Mind you, this kind of experimenting in an occupied new building is risky because commissioning is ongoing and new occupants if uncomfortable or inconvenienced, have their minds take a “set,” and are honed to be sensitive to things not just right. We had a little of that, but manageable in the name of energy conservation. See how many times I get to play THAT card!

Anyway, the DT setup was for 30 degrees across the S and R mains. As the DT narrowed, pumps slowed. DT widened, pumps sped up. Works in principle. Design was with condensing boilers for 140 HWS, 110 HWR, serving a mix of radiation at 20 degrees delta and coils at 40 degrees delta, unit heaters at 30 degrees delta, so was averaged to 30 degrees.

DP setup was by a DP transducer at the most remote representative branch, pretty much the end of the line. The balancing contractor verified flow at that terminal (a vestibule unit heater) and we backed off the pump VFD until that flow rate started to drop off, with the control and balancing valves wide open.

When we first started it up with a shared priority mode, the controls bounced back and forth between modes and locked up, which did no one any good. So we started fresh with DT mode. The first major branch (4″ mains as I recall), went to the air handling penthouse. There was an especially high initial delta T in that branch. The remainder was radiation, unit heaters and reheat coils. Upon AM warm-up, the water would start out at nearly room temperature from a cold start and return about 10 degrees cooler (60F coming back after a long weekend). Pump tended to slow down to widen the DT. This made for prolonged warm-up times. When the set point was reached after a couple of hours, the ventilation air was introduced. The DT widened from 30 F to about 50 F for a time. Pumps sped up but went to 60 Hz limit, lest they over-draw the boilers. This eventually settled but the heating was quite uneven, even though balanced. It took a few hours to settle out. (Outdoor reset did not help; it actually retarded the warm up times even more.)

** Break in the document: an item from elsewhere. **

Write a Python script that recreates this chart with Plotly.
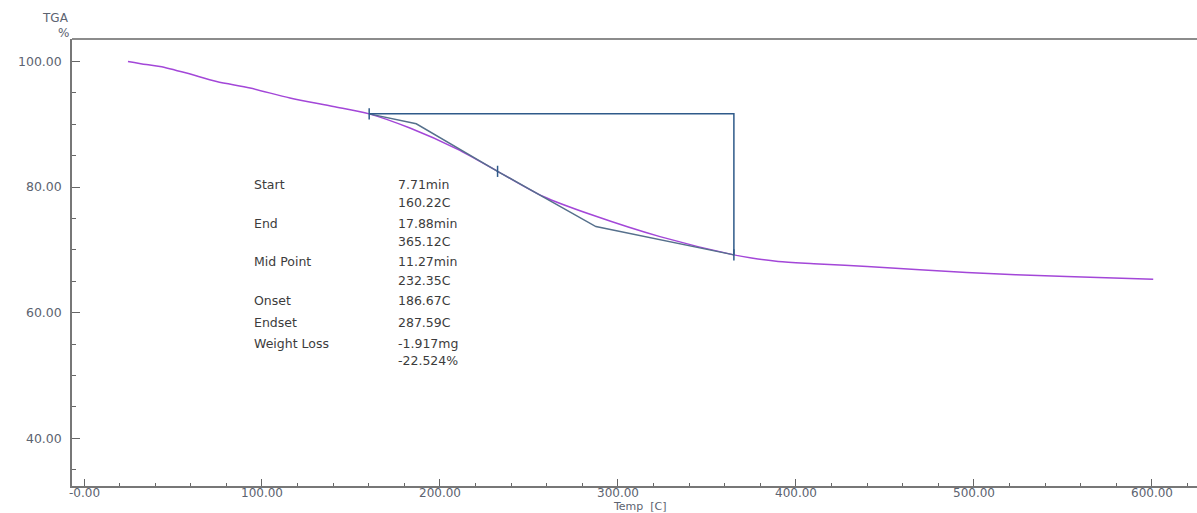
import plotly.graph_objects as go

# ---- data ----
temp = [24.7, 35, 42.7, 57.6, 74.5, 93.3, 115.7, 140, 160.2, 183.1, 210, 232.4,
        258, 286, 323.6, 365.1, 375, 390, 410, 440, 495.9, 552, 600.7]
weight = [100.0, 99.5, 99.2, 98.15, 96.8, 95.76, 94.17, 92.83, 91.65, 89.39, 86.0, 82.5,
          78.5, 75.5, 72.1, 69.2, 68.7, 68.15, 67.8, 67.35, 66.39, 65.75, 65.33]

# analysis: start, onset, mid, endset, end
an_T = [160.22, 186.67, 232.35, 287.59, 365.12]
an_W = [91.65, 90.07, 82.5, 73.71, 69.2]

bracket_T = [160.22, 365.12, 365.12]
bracket_W = [91.65, 91.65, 69.2]

mark_T = [160.22, 232.35, 365.12]
mark_W = [91.65, 82.5, 69.2]

x_tickvals = [0, 100, 200, 300, 400, 500, 600]
x_ticktext = ["-0.00", "100.00", "200.00", "300.00", "400.00", "500.00", "600.00"]
y_tickvals = [40, 60, 80, 100]
y_ticktext = ["40.00", "60.00", "80.00", "100.00"]

labels = ["Start", "", "End", "", "Mid Point", "", "Onset", "Endset", "Weight Loss", ""]
values = ["7.71min", "160.22C", "17.88min", "365.12C", "11.27min", "232.35C",
          "186.67C", "287.59C", "-1.917mg", "-22.524%"]

W, H = 1197, 513
L, R, T, B = 72, 0, 39, 27
PW, PH = W - L - R, H - T - B


def px(x):
    return (x - L) / PW


def py(y):
    return (H - B - y) / PH


fig = go.Figure()
fig.add_trace(go.Scatter(x=temp, y=weight, mode="lines",
                         line=dict(color="#a347d8", width=1.5, shape="spline", smoothing=0.8),
                         hoverinfo="skip", showlegend=False))
fig.add_trace(go.Scatter(x=an_T, y=an_W, mode="lines",
                         line=dict(color="#56708c", width=1.5),
                         hoverinfo="skip", showlegend=False))
fig.add_trace(go.Scatter(x=bracket_T, y=bracket_W, mode="lines",
                         line=dict(color="#2f5a8a", width=1.5),
                         hoverinfo="skip", showlegend=False))
fig.add_trace(go.Scatter(x=mark_T, y=mark_W, mode="markers",
                         marker=dict(symbol="line-ns", size=8,
                                     line=dict(color="#2f5a8a", width=1.5)),
                         hoverinfo="skip", showlegend=False))

tick_font = dict(family="DejaVu Sans", size=12.5, color="#5c6370")
xtick_font = dict(family="DejaVu Sans", size=12, color="#5c6370")

fig.update_xaxes(range=[-6.74, 625.3], showline=True, linecolor="#777777", linewidth=1.5,
                 ticks="inside", ticklen=7, tickwidth=1.3, tickcolor="#666666",
                 tickvals=x_tickvals, showticklabels=False,
                 showgrid=False, zeroline=False,
                 minor=dict(ticks="inside", ticklen=3.5, tickwidth=1.3, tickcolor="#666666",
                            dtick=20, tick0=0, showgrid=False))
fig.update_yaxes(range=[32.4, 103.57], showline=True, linecolor="#777777", linewidth=1.5,
                 ticks="inside", ticklen=8, tickwidth=1.3, tickcolor="#666666",
                 tickvals=y_tickvals, ticktext=y_ticktext, tickfont=tick_font,
                 ticklabelstandoff=6,
                 showgrid=False, zeroline=False,
                 minor=dict(ticks="inside", ticklen=4, tickwidth=1.3, tickcolor="#666666",
                            dtick=5, tick0=0, showgrid=False))

fig.add_shape(type="line", xref="paper", yref="paper", x0=0, x1=1, y0=1, y1=1,
              line=dict(color="#666666", width=1.5))

ann = []
# x tick labels, placed on the x axis scale
for tv, tt in zip(x_tickvals, x_ticktext):
    ann.append(dict(text=tt, x=tv, y=py(492.5), xref="x", yref="paper",
                    xanchor="center", yanchor="middle", showarrow=False,
                    font=xtick_font))

small = dict(family="DejaVu Sans", size=12, color="#5c6370")
ann.append(dict(text="TGA", x=px(71), y=py(18), xref="paper", yref="paper",
                xanchor="right", yanchor="middle", showarrow=False, font=small))
ann.append(dict(text="%", x=px(71), y=py(33), xref="paper", yref="paper",
                xanchor="right", yanchor="middle", showarrow=False, font=small))
ann.append(dict(text="Temp  [C]", x=px(640), y=py(506.5), xref="paper", yref="paper",
                xanchor="center", yanchor="middle", showarrow=False,
                font=dict(family="DejaVu Sans", size=11, color="#5c6370")))

row_y = [184, 202.7, 223.3, 241.7, 261.7, 280, 300.7, 322.7, 343.3, 360]
text_font = dict(family="DejaVu Sans", size=12.5, color="#3c3c3c")
for lab, val, yy in zip(labels, values, row_y):
    if lab:
        ann.append(dict(text=lab, x=px(252), y=py(yy), xref="paper", yref="paper",
                        xanchor="left", yanchor="middle", showarrow=False, font=text_font))
    ann.append(dict(text=val, x=px(396), y=py(yy), xref="paper", yref="paper",
                    xanchor="left", yanchor="middle", showarrow=False, font=text_font))

fig.update_layout(width=W, height=H, margin=dict(l=L, r=R, t=T, b=B),
                  paper_bgcolor="white", plot_bgcolor="white",
                  annotations=ann, showlegend=False)

fig.write_html("out.html")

We programmed over-rides to boost during warm-up then went back to ODR and disabled the VFD auto control to default to 50 Hz. constant speed, as a DP limit. This defeated DT basically.

In the end we went back to DP control but also implemented Automatic reset of the DP set point. For example, if 80 percent of the control valves were less than 70 percent open, we reduced the DP by 0.25 psid until at least 80 percent of the control valves were at least 75 percent open. In other words, if control valves were closing off too much, that meant there was excess DP and back off a bit.

In summary, I think DT is a great idea for a small system with large piping/low head such as gravity HW and single temperature differences. DP tends to be over-used in small systems where pressure differences are not that extreme. Small tube systems with coils and other higher PD emitters, DP control has more value.

Brad White is an HVAC engineer at a Boston consulting engineering firm with more than 35 years experience in the design of HVAC systems, in addition to energy auditing, enclosure testing and system commissioning. Brad is a LEED Accredited Professional (BD+C), a Certified Energy Manager and Certified Energy Auditor (CEM and CEA) with the Association of Energy Engineers and has developed and taught the environmental systems course at Boston Architectural College and workshops at various Boston area local organizations.

Brad is married to The Lovely Susan and lives outside Boston with Susan and his two lovely step-daughters and two cats. He does not stop BTUs from escaping but slows them down, inconveniencing them as much as he can.